William Fenn's "Beneath the Surface 2" (2008).

As part of the second biennial Off Axis festival of contemporary art, the County Arts Commission invited Ro Snell to curate a show of regional work. The result is an exhibition of work by 31 artists all gathered around the common theme of “edge.” Snell chose this idea precisely because it lends itself to various interpretations, including physical edges, the concept of the “cutting edge,” and that of social and cultural boundaries. As a result, the exhibition is haphazard, lacking continuity in style and content.

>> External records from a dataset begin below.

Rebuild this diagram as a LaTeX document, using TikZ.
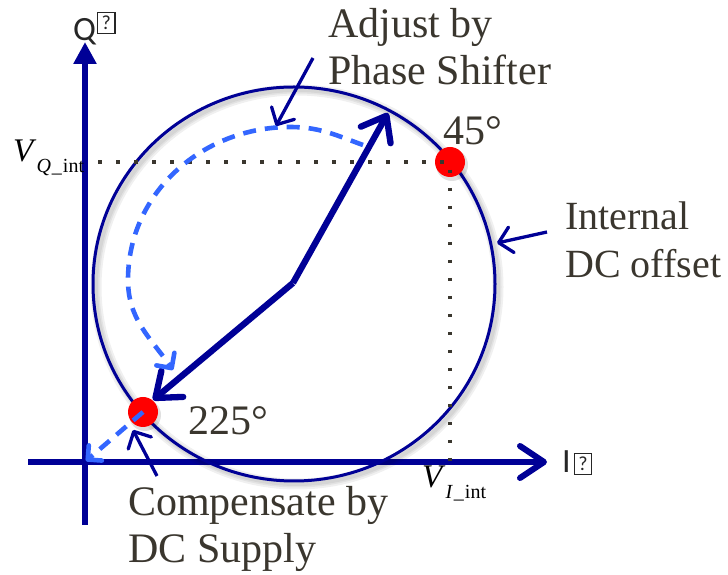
\documentclass[tikz,border=0pt]{standalone}
\usepackage{fontspec}
\setmainfont{Liberation Serif}
\newfontfamily\axisfont{Carlito}
\usetikzlibrary{arrows.meta,positioning}
\definecolor{navyline}{RGB}{0,0,150}
\definecolor{phaseblue}{RGB}{51,102,255}
\definecolor{inkgray}{RGB}{58,54,46}
\newcommand{\glyphbox}[1]{\raisebox{#1}{\setlength\fboxsep{0pt}\setlength\fboxrule{1.3pt}\fbox{\makebox[16pt]{\rule[-3pt]{0pt}{19.5pt}\fontsize{20}{20}\selectfont ?}}}}
\newcommand{\vint}[1]{\textit{V}\raisebox{-11pt}{\fontsize{20}{20}\selectfont\textit{#1}\kern1pt\_\kern1pt int}}

\begin{document}
\begin{tikzpicture}[x=1pt,y=1pt,
  axis/.style={line width=6pt,draw=navyline},
  vec/.style={line width=6.3pt,draw=navyline,-{Straight Barb[length=22pt,width=34pt,round]}},
  pointer/.style={line width=3.3pt,draw=navyline,-{Straight Barb[length=13pt,width=26pt,round]}},
  phase/.style={line width=4.6pt,draw=phaseblue,dash pattern=on 13pt off 9pt,-{Straight Barb[length=11pt,width=22pt,round]}},
  guide/.style={line width=3.5pt,draw=inkgray,dash pattern=on 3.5pt off 14.5pt},
  lbl/.style={inner sep=0,anchor=base west,text=inkgray,font=\fontsize{42}{47}\selectfont,align=left},
  dot/.style={circle,fill=red,minimum size=30pt,inner sep=0},
  shade/.style={draw=black,opacity=.06},
]
\useasboundingbox (0,0) rectangle (728,575);

% axes
\coordinate (ybot) at (85,50);
\coordinate (ytop) at (85,533);
\coordinate (xleft) at (28,113);
\coordinate (xright) at (547,113);
\draw[axis,-{Triangle[length=22pt,width=22pt]}] (ybot) -- (ytop);
\draw[axis,-{Straight Barb[length=24pt,width=32pt,round]}] (xleft) -- (xright);
\node[lbl,text=black!85,font=\axisfont\fontsize{34}{34}\selectfont] (qlab) at (73,534) {Q\kern1pt\glyphbox{11pt}};
\node[lbl,text=black!85,font=\axisfont\fontsize{34}{34}\selectfont] (ilab) at (562,102) {I\kern3pt\glyphbox{2pt}};

% offset circle
\coordinate (ctr) at (294,291);
\foreach \w in {11,7,4}
  \draw[shade,line width=\w pt] ([shift={(3,-3)}]ctr) ellipse[x radius=201,y radius=197];
\draw[navyline,line width=3pt] (ctr) ellipse[x radius=201,y radius=197];

% phase points
\foreach \p/\q in {450/413,143/163}
  \fill[black,opacity=.12] (\p+2,\q-3) circle[radius=16];
\node[dot] (p45) at (450,413) {};
\node[dot] (p225) at (143,163) {};

\draw[guide] (98,413) -- (p45.center) -- (450,113);

% rotating vector
\coordinate (v0) at (293,292);
\coordinate (v45) at (388,462);
\coordinate (v225) at (153,175);
\draw[vec] (v0) -- (v45);
\draw[vec] (v0) -- (v225);

\coordinate (arcA) at (363,430);
\coordinate (arcB) at (290,448);
\coordinate (arcC) at (128,295);
\coordinate (arcD) at (173,205);
\draw[phase] (arcA) to[out=160,in=0] (arcB) to[out=180,in=90] (arcC) to[out=270,in=125] (arcD);
\coordinate (origin) at (86,114);
\draw[phase,-{Straight Barb[length=10pt,width=20pt,round]}] (p225.center) -- (origin);

% labels
\node[lbl] (adjust) at (328,490) {Adjust by\\Phase Shifter};
\node[lbl,font=\fontsize{40}{48}\selectfont] (internal) at (565,297) {Internal\\DC offset};
\node[lbl] (compensate) at (128,12) {Compensate by\\DC Supply};
\node[lbl] (deg45) at (443,430) {45°};
\node[lbl] (deg225) at (188,140) {225°};
\node[lbl,text=black,font=\fontsize{33}{33}\selectfont] (vq) at (13,413) {\vint{Q}};
\node[lbl,text=black,font=\fontsize{33}{33}\selectfont] (vi) at (422,87) {\vint{I}};

\coordinate (adjtail) at (313,517);
\coordinate (adjhead) at (276,449);
\coordinate (inttail) at (547,343);
\coordinate (inthead) at (497,332);
\coordinate (comptail) at (157,99);
\coordinate (comphead) at (133,145);
\draw[pointer] (adjtail) -- (adjhead);
\draw[pointer] (inttail) -- (inthead);
\draw[pointer] (comptail) -- (comphead);
\end{tikzpicture}
\end{document}
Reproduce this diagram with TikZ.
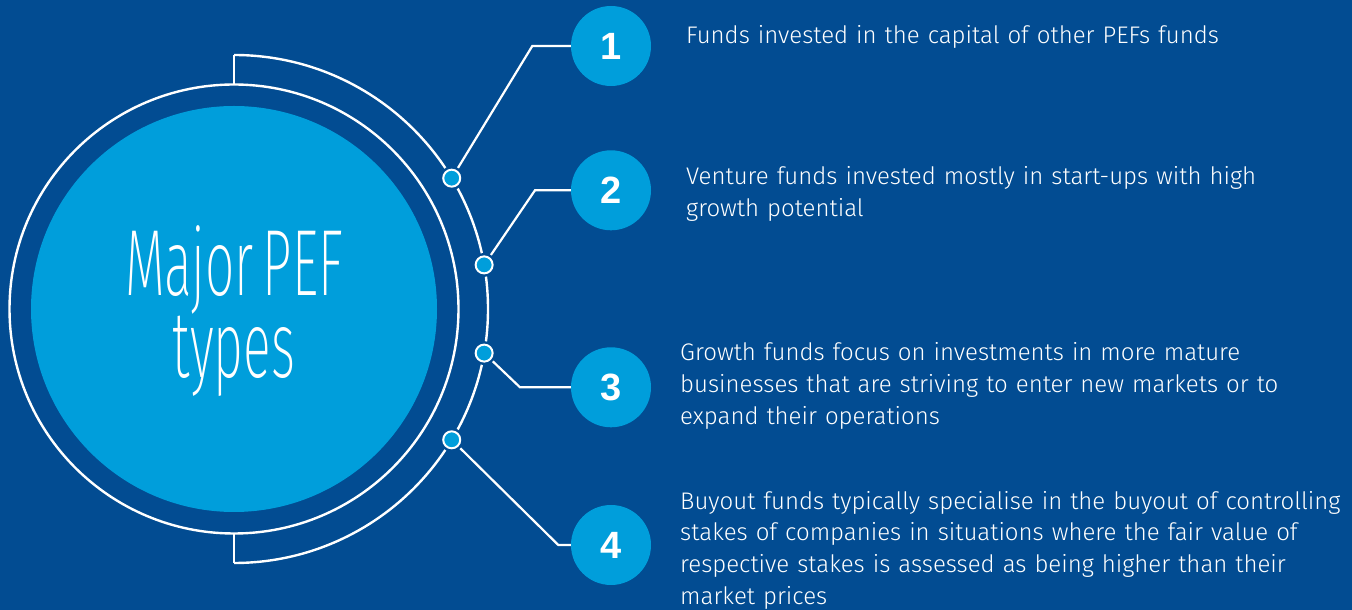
\documentclass[tikz,border=0pt]{standalone}
\usepackage{fontspec}
\setmainfont{Liberation Sans}
\newfontfamily\titlefont{Fira Sans ExtraLight}[FakeStretch=0.55]
\newfontfamily\bodyfont{Fira Sans Light}[WordSpace=0.85]
\newfontfamily\numfont{Liberation Sans}
\definecolor{bg}{RGB}{2,76,146}
\definecolor{lb}{RGB}{0,158,219}
\begin{document}
\begin{tikzpicture}[x=1pt,y=1pt,
  wl/.style={draw=white, line width=2.4},
  cl/.style={draw=white, line width=2.2, shorten <=2.5},
  dot/.style={circle, fill=lb, draw=white, line width=2, minimum size=17, inner sep=0, preaction={draw=bg, line width=7}},
  num/.style={circle, fill=lb, minimum size=80, inner sep=0, text=white, font=\numfont\bfseries\fontsize{38}{38}\selectfont},
  txt/.style={text=white, font=\bodyfont\fontsize{24}{31.7}\selectfont, align=left, inner sep=0, text width=670, anchor=base west}]
\useasboundingbox (0,0) rectangle (1352,610);
\fill[bg] (0,0) rectangle (1352,610);
\coordinate (C) at (234,301);
\fill[lb] (C) circle[radius=203];
\draw[wl] (C) circle[radius=224.5];
\draw[wl] ([shift={(90:254)}]C) arc[start angle=90, end angle=-90, radius=254];
\coordinate (tA) at ([shift={(90:224.5)}]C);
\coordinate (tB) at ([shift={(90:254)}]C);
\coordinate (bA) at ([shift={(-90:224.5)}]C);
\coordinate (bB) at ([shift={(-90:254)}]C);
\draw[wl] (tA) -- (tB);
\draw[wl] (bA) -- (bB);
\node[dot] (d1) at ([shift={(31:254)}]C) {};
\node[dot] (d2) at ([shift={(10:254)}]C) {};
\node[dot] (d3) at ([shift={(-10:254)}]C) {};
\node[dot] (d4) at ([shift={(-31:254)}]C) {};
\node[num] (n1) at (611,564) {1};
\node[num] (n2) at (611,419.7) {2};
\node[num] (n3) at (611,222.7) {3};
\node[num] (n4) at (611,65) {4};
\coordinate (e1) at (532.3,564);
\coordinate (e2) at (535,419.7);
\coordinate (e3) at (520,222.7);
\coordinate (e4) at (558.3,65);
\draw[cl] (d1) -- (e1) -- (n1);
\draw[cl] (d2) -- (e2) -- (n2);
\draw[cl] (d3) -- (e3) -- (n3);
\draw[cl] (d4) -- (e4) -- (n4);
\node[anchor=base, align=center, text width=420, inner sep=0, text=white, font=\titlefont\fontsize{94}{80}\selectfont] (title) at (234,314) {Major\hspace{9pt}PEF\\types};
\node[txt] (t1) at (686,566.3) {Funds invested in the capital of other PEFs funds};
\node[txt] (t2) at (686,425) {Venture funds invested mostly in start-ups with high\\growth potential};
\node[txt] (t3) at (680,249.3) {Growth funds focus on investments in more mature\\businesses that are striving to enter new markets or to\\expand their operations};
\node[txt] (t4) at (680,100.7) {Buyout funds typically specialise in the buyout of controlling\\stakes of companies in situations where the fair value of\\respective stakes is assessed as being higher than their\\market prices};
\end{tikzpicture}
\end{document}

Yet the same diversity that marks this show’s weakness also is its strength in that it creates a venue where emerging Santa Barbara artists can rub elbows with highly established ones. EDGE features illuminating juxtapositions that may not have existed in other contexts. In the case of artists who have long been artistic icons in the community, including Ed Inks, Wayne McCall, Jean-Pierre Hebert, and Dane Goodman, revisiting their work in the company of emerging artists sheds new light on the nature of their staying power-and their influence.

Jane Callister's "Reach."

UCSB Art Professor Jane Callister, for example, has an international reputation and often is credited as being part of a movement toward a revival and renewed interest in painting. Her contribution to the exhibition, “Reach,” exhibits her trademarked combination of painting styles, with swirls of glossy, leaping splashes of paint reaching up toward a sweeping wash on the top of the canvas. Callister’s impeccable compositional eye and expert understanding of color is reflected in Sophie Grant’s piece, “In Between,” down to the usage of her organic, metamorphosing shapes and the slick shininess of the canvas surface. McCall’s UltraChrome photo print “Metalwork #7” is a digital reimagining of a metalworking studio transformed into a dense, flattened space filled with tools and machinery. The thoughtful intensity of McCall’s work finds a partner in William Fenn’s photograph, “Beneath the Surface 2,” in which the viewer peers into a window to see a scene straight from the 1950s: a mother smoking a cigarette while her children eat an intricately decorated cake. Like McCall, Fenn deals with layers of meaning within a deceptively simple composition. It is these kinds of conversations taking place across the gallery that bring EDGE into sharper focus.